Le français, langue de l'intime à l'époque moderne et contemporaine

Madeleine van Strien-Chardonneau Marie-Christine Kok Escalle Sophie Reinders Francesca Piselli Nancy Isenberg Michèle Debrenne Hanife Güven Devrim Güven Banu Öztürk

9789462980594
210 pages
Amsterdam University Press
Overview
For centuries, French was the language of international commercial and diplomatic relations, a near-dominant language in literature and poetry, and was widely used in teaching. It even became the fashionable language of choice in the eighteenth and nineteenth centuries for upper class Dutch, Russians, Italians, Egyptians, and others for personal correspondence, travel journals, and memoirs.

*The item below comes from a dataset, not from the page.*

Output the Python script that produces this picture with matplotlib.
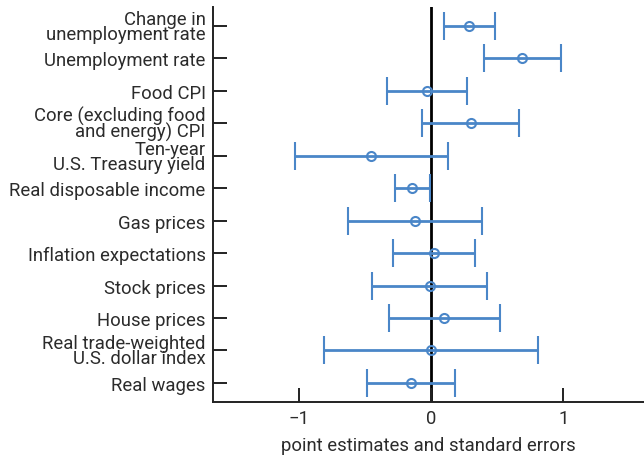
import matplotlib
matplotlib.use("Agg")
import matplotlib.pyplot as plt

plt.rcParams["font.family"] = ["Roboto", "DejaVu Sans"]

categories = [
    "Change in\nunemployment rate",
    "Unemployment rate",
    "Food CPI",
    "Core (excluding food\nand energy) CPI",
    "Ten-year\nU.S. Treasury yield",
    "Real disposable income",
    "Gas prices",
    "Inflation expectations",
    "Stock prices",
    "House prices",
    "Real trade-weighted\nU.S. dollar index",
    "Real wages",
]
estimates = [0.29, 0.69, -0.03, 0.30, -0.45, -0.14, -0.12, 0.02, -0.01, 0.10, 0.00, -0.15]
std_errors = [0.195, 0.29, 0.30, 0.365, 0.58, 0.133, 0.508, 0.31, 0.437, 0.42, 0.81, 0.335]
x_ticks = [-1, 0, 1]

text_color = "#2b2b2b"
blue = "#4a86c8"
fs = 13.3

fig = plt.figure(figsize=(6.44, 4.56), dpi=100)
ax = fig.add_axes([0.331, 0.117, 0.669, 0.865])

y = list(range(len(categories)))
ax.axvline(0, color="black", lw=2, zorder=1)
ax.errorbar(estimates, y, xerr=std_errors, fmt="o", color=blue, ecolor=blue,
            elinewidth=2, capsize=10, capthick=2, markersize=6.5,
            markerfacecolor="none", markeredgewidth=1.5, zorder=3)

ax.set_ylim(len(categories) - 0.42, -0.58)
ax.set_xlim(-1.647, 1.611)
ax.set_yticks(y)
ax.set_yticklabels(categories, fontsize=fs, color=text_color, linespacing=0.78)
ax.set_xticks(x_ticks)
ax.set_xticklabels(["\u2212" + str(abs(v)) if v < 0 else str(v) for v in x_ticks],
                   fontsize=fs, color=text_color)
ax.set_xlabel("point estimates and standard errors", fontsize=fs, color=text_color, labelpad=7)

for side in ("top", "right"):
    ax.spines[side].set_visible(False)
for side in ("left", "bottom"):
    ax.spines[side].set_linewidth(1.4)
    ax.spines[side].set_color("#222222")
ax.tick_params(direction="in", length=10, width=1.4, color="#222222")
ax.tick_params(axis="x", pad=5)
ax.tick_params(axis="y", pad=5.5)

fig.savefig("out.png", dpi=100)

This book is the first to take a close look at how French was used in that latter context: outside of France, in personal and private life. It gathers contributions from historians, literary scholars, and linguists and covers a wide range of geographical areas.
Author Bio
Madeleine van Strien-Chardonneau is a retired lecturer of French language and culture and an Associate Member of Leiden University Institute for Cultural Disciplines. Her scholarly interests include the accounts of French travelers in the Netherlands in the eighteenth and nineteenth centuries, the history of the teaching of French in the Netherlands, the francophone Dutch writer Isabelle de Charrière and the personal writings of Netherlanders in French. Marie-Christine Kok Escalle has been Associate Professor of French Culture and Intercultural Communication at Utrecht University, and after her retirement she continued as Senior Researcher at the Institute for Cultural Inquiry (Utrecht University). Her scholarly interests include the cultural role the French language has played in the Netherlands, specially in the eighteenth and nineteenth centuries, and the development of intercultural competence through foreign language learning and teaching in the past as well as nowadays.